Il y a un mois quasi pile, découvre l’album à venir de Thierry Théolier, 2000 What The Fuck. M’introduis religieusement dans la géhenne avec sa prière corporate (« Corporate Prayer ») qui radicalise une absence de volonté de réussir. Ce n’est pas un aveu d’échec mais bien la formalisation d’une détermination de ne pas se compromettre dans une réussite standardisée, modélisée et portée aux nues par une foule déjà aveuglée.
TH prie donc, en dernier ressort et recours. Qui s’adresse encore aux Dieux dans ce monde où mythe, magie et spiritualité ont largement cédé leur place au magico-gigolo-trading-capitaliste, dans ce monde où les hommes ont choisi de prendre le risque de voler le feu pour gagner, consommer et s’accroître davantage et plus que de raison ? TH supplie Bouddha, Dieu, Krishna et Allah de l’épargner de la spirale infernale de ce succès-ci et fusille au passage quelques médias, « Libérafion », « IncRocks » et autres success-story agaçantes de The Artist à Astérix en passant par Katerine.
Ironie grinçante, au même moment, Le Point publie un numéro spécial « Nouveaux codes de la réussite » et promet de dévoiler ses secrets en explorant les domaines : vestimentaire, rhétorique, salarié, stylistique, créatif ainsi que les affres de la séduction. Miam ! La couverture paraît quant à elle tout droit sortie d’un esprit torturé et laissé paralysé dans les années 1980. On rit mais l’idée fait frémir tant elle paraît nier les réalités d’un pays, dit paralysé par la crise.
On retiendra entre autre qu’il faut : porter un jean comme [sic] Vladimir Poutine ; être beau, jeune, mince, grand, diplômé ; avoir de la gueule, un pénis, du culot et une jolie femme. Et pour s’améliorer on peut toujours jouir d’un relook, courir ou encore faire preuve de créativité. Ouf ! On n’est pas passé loin de la Rolex.
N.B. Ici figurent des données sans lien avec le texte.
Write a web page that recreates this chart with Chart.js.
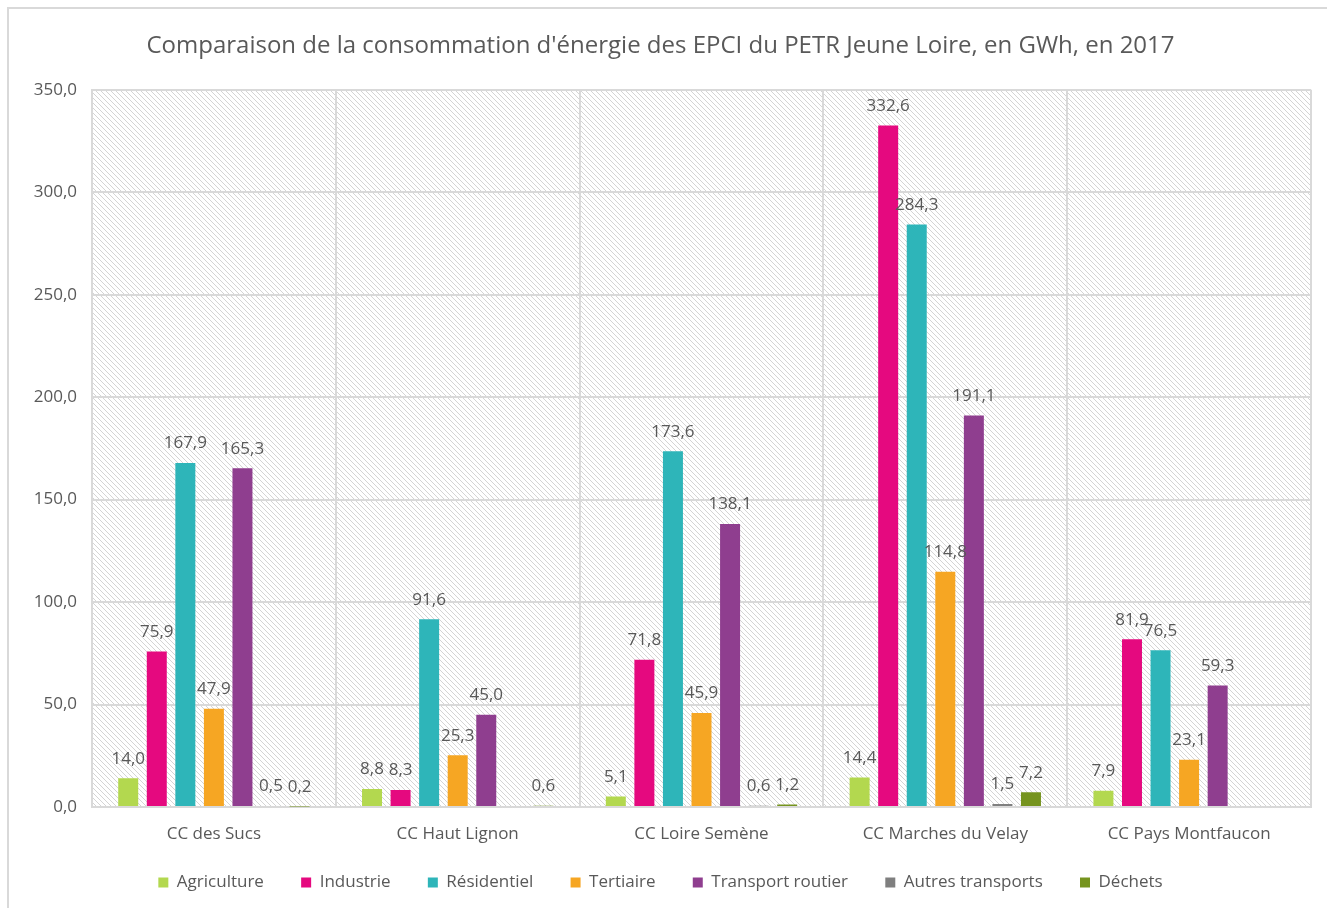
<!DOCTYPE html>
<html lang="fr">
<head>
<meta charset="utf-8">
<title>Consommation d'énergie des EPCI</title>
<script src="https://cdn.jsdelivr.net/npm/chart.js@4"></script>
<style>
  html, body { margin: 0; padding: 0; background: #fff; }
  #wrap { width: 1327px; height: 908px; position: relative; }
</style>
</head>
<body>
<div id="wrap"><canvas id="conso"></canvas></div>
<script>
// Données (GWh, 2017)
const epci = ["CC des Sucs", "CC Haut Lignon", "CC Loire Semène", "CC Marches du Velay", "CC Pays Montfaucon"];
const secteurs = ["Agriculture", "Industrie", "Résidentiel", "Tertiaire", "Transport routier", "Autres transports", "Déchets"];
const agriculture = [14.0, 8.8, 5.1, 14.4, 7.9];
const industrie = [75.9, 8.3, 71.8, 332.6, 81.9];
const residentiel = [167.9, 91.6, 173.6, 284.3, 76.5];
const tertiaire = [47.9, 25.3, 45.9, 114.8, 23.1];
const transportRoutier = [165.3, 45.0, 138.1, 191.1, 59.3];
const autresTransports = [0.5, null, 0.6, 1.5, null];
const dechets = [0.2, 0.6, 1.2, 7.2, null];
const yTicks = [0, 50, 100, 150, 200, 250, 300, 350];

const couleurs = ['#b3d84f', '#e5097f', '#2eb5b9', '#f6a623', '#8f3e8f', '#7f7f7f', '#76941f'];
const series = [agriculture, industrie, residentiel, tertiaire, transportRoutier, autresTransports, dechets];

const police = "'Open Sans', sans-serif";
const gris = '#595959';

function virgule(v) {
  return v.toFixed(1).replace('.', ',');
}

// fond hachuré de la zone de tracé
function hachures(ctx) {
  const s = 5;
  const c = document.createElement('canvas');
  c.width = s; c.height = s;
  const g = c.getContext('2d');
  g.strokeStyle = '#d4d4d4';
  g.lineWidth = 1;
  g.beginPath();
  g.moveTo(-1, -1); g.lineTo(s + 1, s + 1);
  g.moveTo(-1, s - 1); g.lineTo(1, s + 1);
  g.moveTo(s - 1, -1); g.lineTo(s + 1, 1);
  g.stroke();
  return ctx.createPattern(c, 'repeat');
}

const fondPlugin = {
  id: 'fond',
  beforeDraw(chart) {
    const ctx = chart.ctx;
    const a = chart.chartArea;
    ctx.save();
    ctx.fillStyle = '#fff';
    ctx.fillRect(0, 0, chart.width, chart.height);
    ctx.strokeStyle = '#d9d9d9';
    ctx.lineWidth = 2;
    ctx.strokeRect(8, 8, chart.width + 20, chart.height + 20);
    ctx.fillStyle = hachures(ctx);
    ctx.fillRect(a.left, a.top, a.right - a.left, a.bottom - a.top);
    ctx.restore();
  }
};

// étiquettes de valeurs au-dessus des barres
const etiquettesPlugin = {
  id: 'etiquettes',
  afterDatasetsDraw(chart) {
    const ctx = chart.ctx;
    ctx.save();
    ctx.font = "17px " + police;
    ctx.fillStyle = gris;
    ctx.textAlign = 'center';
    ctx.textBaseline = 'bottom';
    chart.data.datasets.forEach((ds, i) => {
      chart.getDatasetMeta(i).data.forEach((bar, j) => {
        const v = ds.data[j];
        if (v === null || v === undefined) return;
        ctx.fillText(virgule(v), bar.x, bar.y - 11);
      });
    });
    ctx.restore();
  }
};

new Chart(document.getElementById('conso'), {
  type: 'bar',
  data: {
    labels: epci,
    datasets: secteurs.map((nom, i) => ({
      label: nom,
      data: series[i],
      backgroundColor: couleurs[i],
      borderWidth: 0,
      categoryPercentage: 0.82,
      barPercentage: 0.70
    }))
  },
  options: {
    responsive: true,
    maintainAspectRatio: false,
    animation: false,
    layout: { padding: { left: 10, right: 16, top: 32, bottom: 7 } },
    plugins: {
      title: {
        display: true,
        text: "Comparaison de la consommation d'énergie des EPCI du PETR Jeune Loire, en GWh, en 2017",
        color: gris,
        font: { family: police, size: 24, weight: 'normal' },
        padding: { top: 0, bottom: 29 }
      },
      legend: {
        position: 'bottom',
        labels: {
          color: gris,
          font: { family: police, size: 17 },
          boxWidth: 10,
          boxHeight: 10,
          padding: 24,
          // un peu plus d'espace entre les éléments de légende
          generateLabels(chart) {
            const items = Chart.defaults.plugins.legend.labels.generateLabels(chart);
            items.forEach((it, k) => {
              if (k < items.length - 1) it.text = it.text + '\u00a0\u00a0\u00a0';
            });
            return items;
          }
        }
      },
      tooltip: { enabled: false }
    },
    scales: {
      x: {
        afterFit(scale) { scale.height = 43; },
        grid: { color: '#d9d9d9', lineWidth: 2, drawTicks: false },
        border: { color: '#d9d9d9', width: 2 },
        ticks: { color: gris, font: { family: police, size: 17 }, padding: 17 }
      },
      y: {
        min: 0,
        max: 350,
        afterBuildTicks(scale) {
          scale.ticks = yTicks.map(v => ({ value: v }));
        },
        afterFit(scale) { scale.width = 82; },
        grid: { color: '#d9d9d9', lineWidth: 2, drawTicks: false },
        border: { color: '#d9d9d9', width: 2 },
        ticks: {
          color: gris,
          font: { family: police, size: 17 },
          padding: 15,
          callback: v => virgule(v)
        }
      }
    }
  },
  plugins: [fondPlugin, etiquettesPlugin]
});
</script>
</body>
</html>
Cool !
« Oh Dieux, faites que je ne réussisse pas ! »
Si TH prie, il en profite au passage pour dénoncer et écorcher quelques « suckers » et « suckeuses ».
Alors qu’il est nécessaire de descendre sur le quai au Terminus (« Terminus des minus »), de faire le point, d’affronter la réalité « en live », plus aucune rédemption n’est possible pour ces minus obligés à errer dans les limbes modernes. C’est une fin de partie 2.0 saturée de notes électroniquées, jeux-vidéoisées que TH compose. Après l’über connexion, le temps de l’amour et du bonheur USBêtifié, il faut prendre la route, errer, faute de pouvoir user d’un flingue indisponible – son distributeur étant en panne – et d’abréger ses souffrances. Ici où il n’y a même plus de lumière, quelque chose suit son cours mais paraît condamnée à une pixellisation neutralisée.
Pour ceux qui ne sont plus que la moitié d’eux-mêmes, rivés à leurs écrans, faute de pouvoir ou vouloir affronter la réalité - les contaminés atteints du syndrome de FOMO (Fear of Missing Out), peur de perdre le flux du tout médiatique et de passer à côté d’une information prétendument capitale - cette hyperconnexion creuse une béance inaliénable. Les engagements réels, vécus comme des contraintes, sont oubliés et mis à l’écart grâce à la « vie sociale totale » illusoirement affichée à l’écran. Pour ceux là et autres suckers, il est temps de prendre le pli de nouveaux horizons, de décoller sa tête de l’interface graphique, d’ouvrir le rideau numérique et d’appréhender la vie plus légèrement, moins connement, de façon moins standardisée, enfin de vivre en toute simplicité.